Start of Dataset extract

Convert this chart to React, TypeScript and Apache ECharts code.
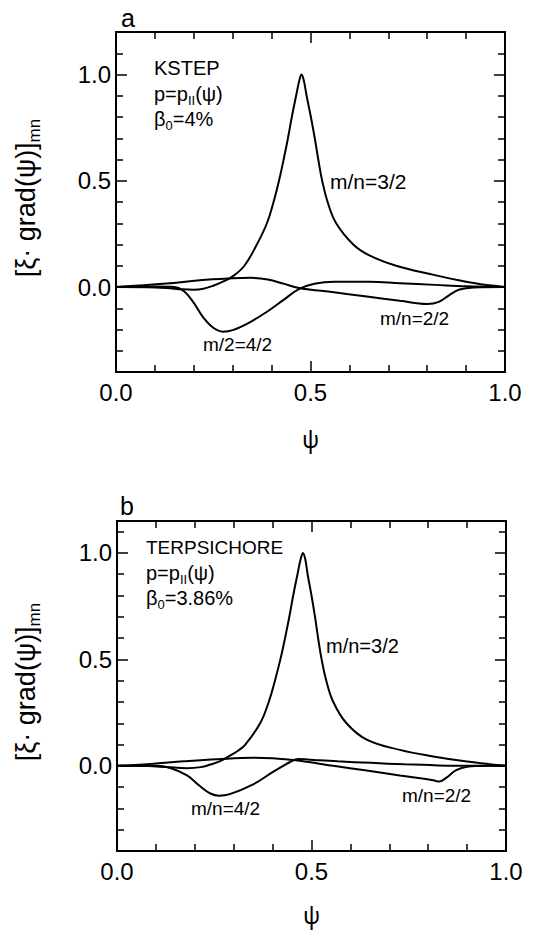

End of Dataset extract
Start of Dataset extract

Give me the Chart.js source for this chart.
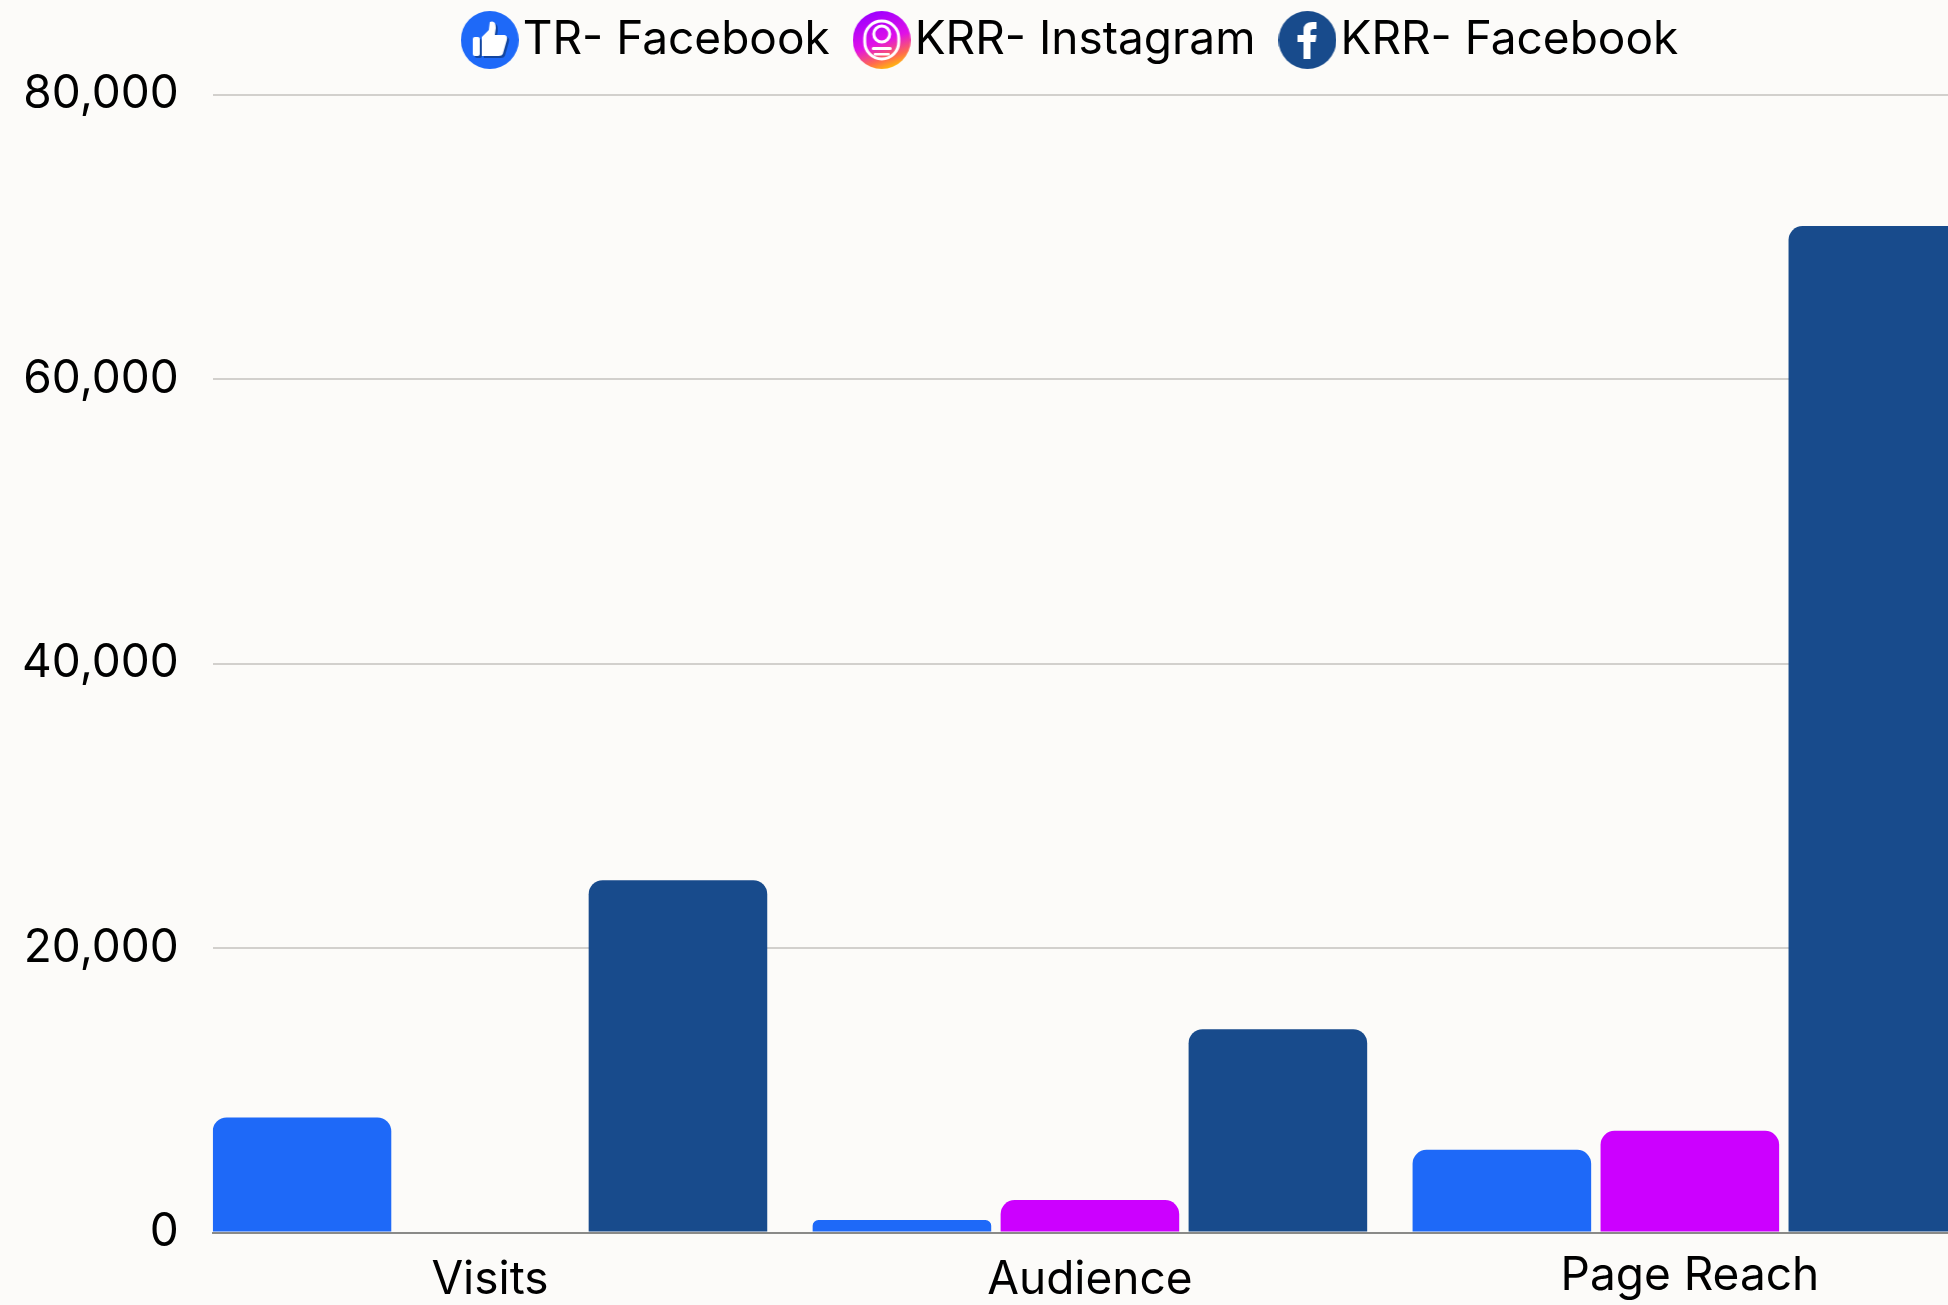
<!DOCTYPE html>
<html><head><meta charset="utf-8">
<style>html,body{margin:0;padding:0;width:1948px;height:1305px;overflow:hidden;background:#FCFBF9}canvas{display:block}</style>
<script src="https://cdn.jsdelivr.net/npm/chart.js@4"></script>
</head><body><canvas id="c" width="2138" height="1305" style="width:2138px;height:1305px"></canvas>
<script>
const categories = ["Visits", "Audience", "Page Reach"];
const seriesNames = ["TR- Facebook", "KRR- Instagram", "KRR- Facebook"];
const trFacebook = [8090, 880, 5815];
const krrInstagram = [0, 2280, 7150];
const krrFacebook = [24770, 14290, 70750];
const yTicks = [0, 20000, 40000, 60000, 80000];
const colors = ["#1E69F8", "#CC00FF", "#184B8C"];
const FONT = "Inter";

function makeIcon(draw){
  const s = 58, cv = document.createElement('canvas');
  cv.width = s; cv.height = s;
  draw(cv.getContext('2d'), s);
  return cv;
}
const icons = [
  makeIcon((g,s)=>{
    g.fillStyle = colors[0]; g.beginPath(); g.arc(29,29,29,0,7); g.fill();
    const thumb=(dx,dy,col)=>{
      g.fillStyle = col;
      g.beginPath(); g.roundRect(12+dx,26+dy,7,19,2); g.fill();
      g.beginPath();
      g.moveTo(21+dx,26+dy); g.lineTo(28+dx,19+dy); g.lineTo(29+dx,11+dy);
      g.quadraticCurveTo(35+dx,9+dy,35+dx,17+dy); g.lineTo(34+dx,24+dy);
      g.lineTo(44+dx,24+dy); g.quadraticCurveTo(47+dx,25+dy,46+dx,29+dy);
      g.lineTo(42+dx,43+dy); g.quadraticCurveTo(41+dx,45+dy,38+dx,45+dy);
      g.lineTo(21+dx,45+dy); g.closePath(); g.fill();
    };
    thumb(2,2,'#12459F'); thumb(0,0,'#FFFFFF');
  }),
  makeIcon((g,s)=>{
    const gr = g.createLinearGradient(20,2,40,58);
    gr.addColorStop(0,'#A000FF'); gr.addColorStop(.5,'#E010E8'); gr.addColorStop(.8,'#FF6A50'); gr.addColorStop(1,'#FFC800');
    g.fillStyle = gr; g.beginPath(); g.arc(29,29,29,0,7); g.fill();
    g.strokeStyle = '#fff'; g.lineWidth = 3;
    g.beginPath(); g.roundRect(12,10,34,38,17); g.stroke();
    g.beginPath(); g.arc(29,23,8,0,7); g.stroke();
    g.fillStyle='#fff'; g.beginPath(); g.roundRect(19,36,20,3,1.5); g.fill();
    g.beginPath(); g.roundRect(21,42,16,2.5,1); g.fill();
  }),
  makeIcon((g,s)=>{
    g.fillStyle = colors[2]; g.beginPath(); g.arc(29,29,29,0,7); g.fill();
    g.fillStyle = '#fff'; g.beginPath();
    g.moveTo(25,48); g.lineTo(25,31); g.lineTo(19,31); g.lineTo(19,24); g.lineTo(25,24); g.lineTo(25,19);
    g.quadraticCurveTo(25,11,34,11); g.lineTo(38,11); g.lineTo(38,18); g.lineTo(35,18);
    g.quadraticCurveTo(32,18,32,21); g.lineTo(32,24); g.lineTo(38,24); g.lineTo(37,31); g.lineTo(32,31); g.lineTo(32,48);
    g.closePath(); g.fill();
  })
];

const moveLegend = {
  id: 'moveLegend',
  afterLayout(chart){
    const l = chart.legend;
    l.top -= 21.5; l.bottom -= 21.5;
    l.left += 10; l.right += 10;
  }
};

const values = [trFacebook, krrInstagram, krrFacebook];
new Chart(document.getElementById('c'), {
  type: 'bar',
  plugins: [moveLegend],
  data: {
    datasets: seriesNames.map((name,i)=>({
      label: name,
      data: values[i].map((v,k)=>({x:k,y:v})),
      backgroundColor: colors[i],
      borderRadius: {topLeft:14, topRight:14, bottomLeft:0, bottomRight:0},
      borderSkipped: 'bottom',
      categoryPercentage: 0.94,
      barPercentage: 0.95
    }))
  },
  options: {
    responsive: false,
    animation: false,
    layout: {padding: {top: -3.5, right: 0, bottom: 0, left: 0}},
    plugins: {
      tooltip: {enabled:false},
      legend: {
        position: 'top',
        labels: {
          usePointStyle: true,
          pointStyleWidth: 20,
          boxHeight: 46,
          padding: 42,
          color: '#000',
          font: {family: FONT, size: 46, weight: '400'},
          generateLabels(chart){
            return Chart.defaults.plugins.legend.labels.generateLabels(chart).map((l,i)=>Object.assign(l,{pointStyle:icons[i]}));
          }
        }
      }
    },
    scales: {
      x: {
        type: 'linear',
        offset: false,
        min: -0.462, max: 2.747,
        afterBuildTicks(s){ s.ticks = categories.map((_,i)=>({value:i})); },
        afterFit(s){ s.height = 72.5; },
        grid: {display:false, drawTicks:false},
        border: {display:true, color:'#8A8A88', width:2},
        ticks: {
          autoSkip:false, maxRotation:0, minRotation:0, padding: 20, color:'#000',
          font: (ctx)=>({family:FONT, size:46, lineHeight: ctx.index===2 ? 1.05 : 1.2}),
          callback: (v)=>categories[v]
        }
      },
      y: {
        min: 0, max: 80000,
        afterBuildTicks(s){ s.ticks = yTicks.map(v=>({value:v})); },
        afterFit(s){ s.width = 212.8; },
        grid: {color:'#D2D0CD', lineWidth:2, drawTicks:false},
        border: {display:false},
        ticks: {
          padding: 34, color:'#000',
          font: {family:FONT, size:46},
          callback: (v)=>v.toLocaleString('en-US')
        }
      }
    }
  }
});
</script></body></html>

End of Dataset extract

Task brief →
Some lines of the data above may hold the word "this"; report how many do, and nothing else.

Task result →
2